Un exaltado le disparó un flechazo como respuesta a su ofrecimiento de rendición, y tuvo que ser atendido de la herida de vuelta al campamento romano. Viendo lo inútil de tratar de llegar a un acuerdo con los judíos, y más después de un contraataque que por poco no le costó la vida a él mismo, Tito pasó a la acción. En el verano del 70 desplegó un asedio proactivo de tal magnitud que llegó a derrumbar la Torre Antonia mediante zapas. Simón bar Giora y sus acólitos defendieron como lobos calle a calle, palmo a palmo, en una lucha lenta y cruenta.

Maqueta del Templo Salomon

Primero cayó la ciudadela y, poco después, el Templo fue engullido por las llamas a causa de un tizón que un legionario echó allí por casualidad. El incendio del Templo de Salomón supuso el punto sin retorno del asalto. Era un tórrido día de finales de Agosto, fecha todavía recordada amargamente por todos los judíos. Las llamas se propagaron a otras barriadas de la ciudad y las legiones tuvieron paso expedito para eliminar los focos de resistencia encabezados por Eleazar ben Simón, quien murió matando, y controlar toda la ciudad. Se considera el 7 de Septiembre como fecha en la que Jerusalén quedó completamente pacificada.
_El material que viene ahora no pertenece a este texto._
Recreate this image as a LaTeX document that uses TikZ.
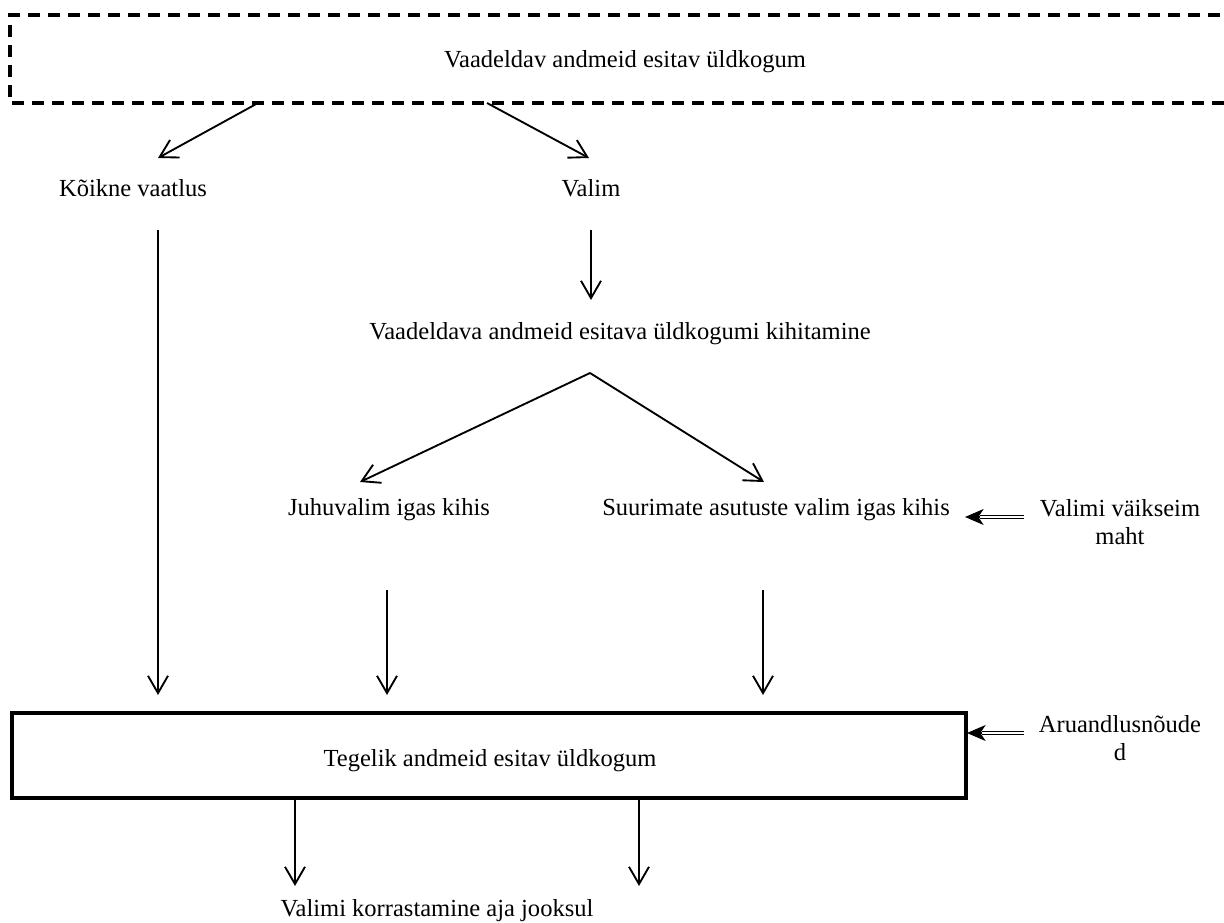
\documentclass[tikz,border=0pt]{standalone}
\usepackage{fontspec}
\setmainfont{Liberation Serif}
\usetikzlibrary{arrows.meta}
\tikzset{
  lbl/.style={font=\fontsize{18.4}{21}\selectfont, inner sep=0pt, align=center},
  arr/.style={line width=1.4pt, -{Straight Barb[length=13pt,width=15pt,line width=1.4pt]}},
  dshaft/.style={double, double distance=1.6pt, line width=0.8pt},
  dhead/.style={line width=0.8pt, -{Stealth[length=14pt,width=12pt,inset=4pt]}},
  dbox/.style={line width=2.5pt, dash pattern=on 9pt off 6pt},
  sbox/.style={draw, line width=2.3pt, minimum width=954*0.75pt, minimum height=85*0.75pt, inner sep=0pt}
}
\begin{document}
\begin{tikzpicture}[x=0.75pt,y=-0.75pt]
\useasboundingbox (0,0) rectangle (1224,923);
\clip (0,0) rectangle (1224,923);
% dashed population box
\draw[dbox] (1240,15) -- (10,15) -- (10,103) -- (1240,103);
\node[lbl] (top) at (625,62) {Vaadeldav andmeid esitav üldkogum};
\node[lbl] (koik) at (133,188) {Kõikne vaatlus};
\node[lbl] (valim) at (591,188) {Valim};
\node[lbl] (kiht) at (620,334) {Vaadeldava andmeid esitava üldkogumi kihitamine};
\node[lbl] (juhu) at (389,510) {Juhuvalim igas kihis};
\node[lbl] (suur) at (776,510) {Suurimate asutuste valim igas kihis};
\node[lbl] (vaike) at (1120,522) {Valimi väikseim\\maht};
\node[sbox] (teg) at (489,755.5) {};
\node[lbl] (tegt) at (490,761) {Tegelik andmeid esitav üldkogum};
\node[lbl] (aru) at (1120,738) {Aruandlusnõude\\d};
\node[lbl] (korr) at (437,911) {Valimi korrastamine aja jooksul};
% coordinates
\coordinate (a1s) at (258,103); \coordinate (a1e) at (158,158);
\coordinate (a2s) at (487,103); \coordinate (a2e) at (589,158);
\coordinate (b1s) at (158,230); \coordinate (b1e) at (158,695);
\coordinate (b2s) at (591,230); \coordinate (b2e) at (591,300);
\coordinate (cs) at (590,373);
\coordinate (c1e) at (360,482); \coordinate (c2e) at (764,482);
\coordinate (d1s) at (387,590); \coordinate (d1e) at (387,695);
\coordinate (d2s) at (763,590); \coordinate (d2e) at (763,695);
\coordinate (e1s) at (295,798); \coordinate (e1e) at (295,886);
\coordinate (e2s) at (639,798); \coordinate (e2e) at (639,886);
\coordinate (f1s) at (1024,517); \coordinate (f1m) at (980,517); \coordinate (f1e) at (965,517);
\coordinate (f2s) at (1024,733); \coordinate (f2m) at (982,733); \coordinate (f2e) at (967,733);
% arrows
\draw[arr] (a1s) -- (a1e);
\draw[arr] (a2s) -- (a2e);
\draw[arr] (b1s) -- (b1e);
\draw[arr] (b2s) -- (b2e);
\draw[arr] (cs) -- (c1e);
\draw[arr] (cs) -- (c2e);
\draw[arr] (d1s) -- (d1e);
\draw[arr] (d2s) -- (d2e);
\draw[arr] (e1s) -- (e1e);
\draw[arr] (e2s) -- (e2e);
\draw[dshaft] (f1s) -- (f1m);
\draw[dhead] (f1m) -- (f1e);
\draw[dshaft] (f2s) -- (f2m);
\draw[dhead] (f2m) -- (f2e);
\end{tikzpicture}
\end{document}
El Senado quiso otorgarle al joven Tito una corona por su victoria, pero éste la rechazó diciendo: «no hay mérito en derrotar un pueblo abandonado por su propio Dios«. El resultado de la revuelta fue devastador. Según citó Josefo, cerca de 1.100.000 judíos murieron en los cuatro años de guerra, además de los 97.000 que acabaron como esclavos. Todos los elementos sagrados del judaísmo, como la Mesa de Salomón o el Candelabro de los Siete Brazos acabaron en el desfile triunfal del futuro emperador, comenzando una ruta legendaria cuya pista se perdió tras la conquista árabe de Hispania. No solo se exhibieron tesoros, Juan de Giscala y Simón bar Giora también desfilaron en el Triunfo; el primero murió en las mazmorras, mientras que su compañero de revuelta tuvo un final más rápido y sencillo. Al final del pasacalle, lo despeñaron desde la Roca Tarpeya, el lugar ancestral desde el que se ajusticiaba a los peores enemigos de Roma.